President Ma Ying-jeou (馬英九) yesterday pledged to continue Chinese Nationalist Party (KMT) reform when he registered to be a candidate in the party’s chairmanship election, and renewed his promise to get rid of the party’s last remaining ill-gotten asset — the Central Investment Holding Co.
Ma, the current KMT chairman, completed his candidacy registration at the KMT headquarters by presenting 82,786 signatures from party members. The signature threshold for candidacy is 3 percent of party members — about 11,000 signatures.
Accompanied by Taipei Mayor Hau Lung-bin (郝龍斌) and his chairman re-election campaign office director, Chan Chun-po (詹春柏), Ma called for party unity and promised to seek closer cooperation between the government and the KMT in pushing government policies.
“[In seeking re-election], there are no wealth and glory to enjoy, but heavy burdens to take on. I will continue party reform and take responsibility for the party’s development,” he said.
When asked about the party’s controversial assets, which he had promised to handle since first elected as KMT chairman in 2005, Ma said the party has placed a new bid for the corporation in March this year, but the bid failed again.
He said that every political party should have party assets to function normally and the party is handling a party-run business.
“The problem is not party assets, but party-run businesses. We are handling it with caution because we do not want the corporation to be sold at an underpriced bid,” he said.
He said the party has put the corporation into public trust and does not manage it directly.
The Central Investment Holding Co is the last KMT-owned business, after it sold the building housing the party’s Institute on Policy Research and Development for NT$4.3 billion (US$143.3 million), and the China Television Co, the Broadcasting Corp of China and the Central Motion Picture Corp (CMPC) to the then-China Times Group for NT$9.3 billion in 2005. The sale of the CMPC alone was worth NT$3.1 billion.
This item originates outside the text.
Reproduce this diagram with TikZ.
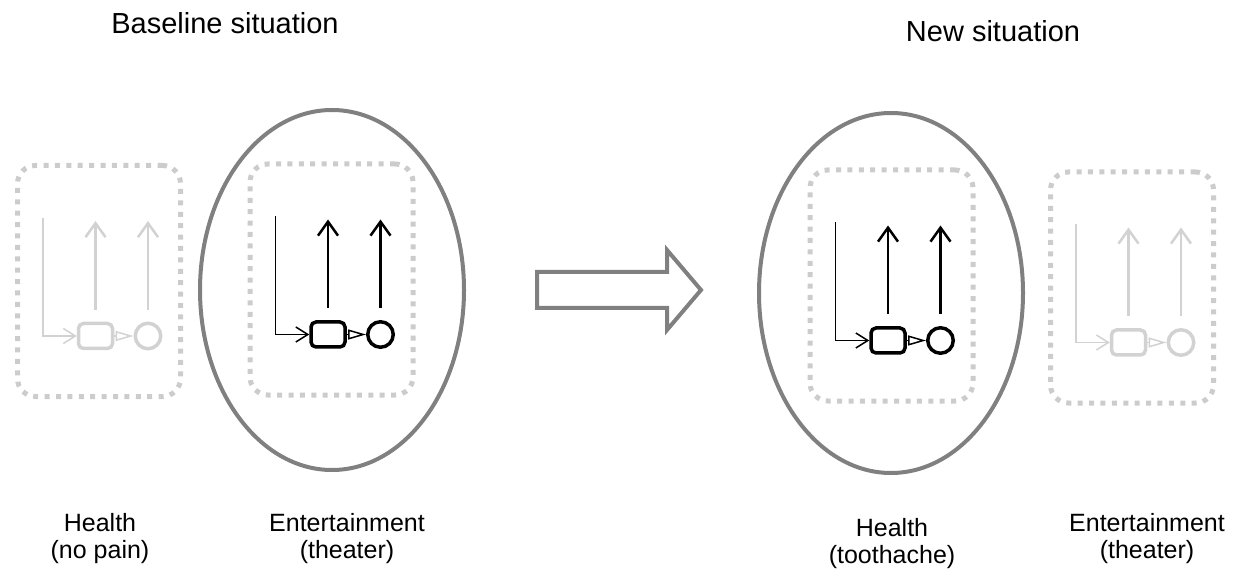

The KMT has failed in four separate attempts to sell Central Investment Holding Co — in 2006, February 2009, June 2010 and January 2011.
“We cannot donate the cooperation or get rid of it without following a public bidding process. It is our goal [to sell the cooperation] and we will continue our efforts,” Ma said.
Ma’s only other rival for the chairmanship, KMT Central Standing Committee member Hsieh Kun-hung (謝坤宏), is to register his candidacy today.
The chairmanship election will be held during the KMT’s party congress, which opens on July 20.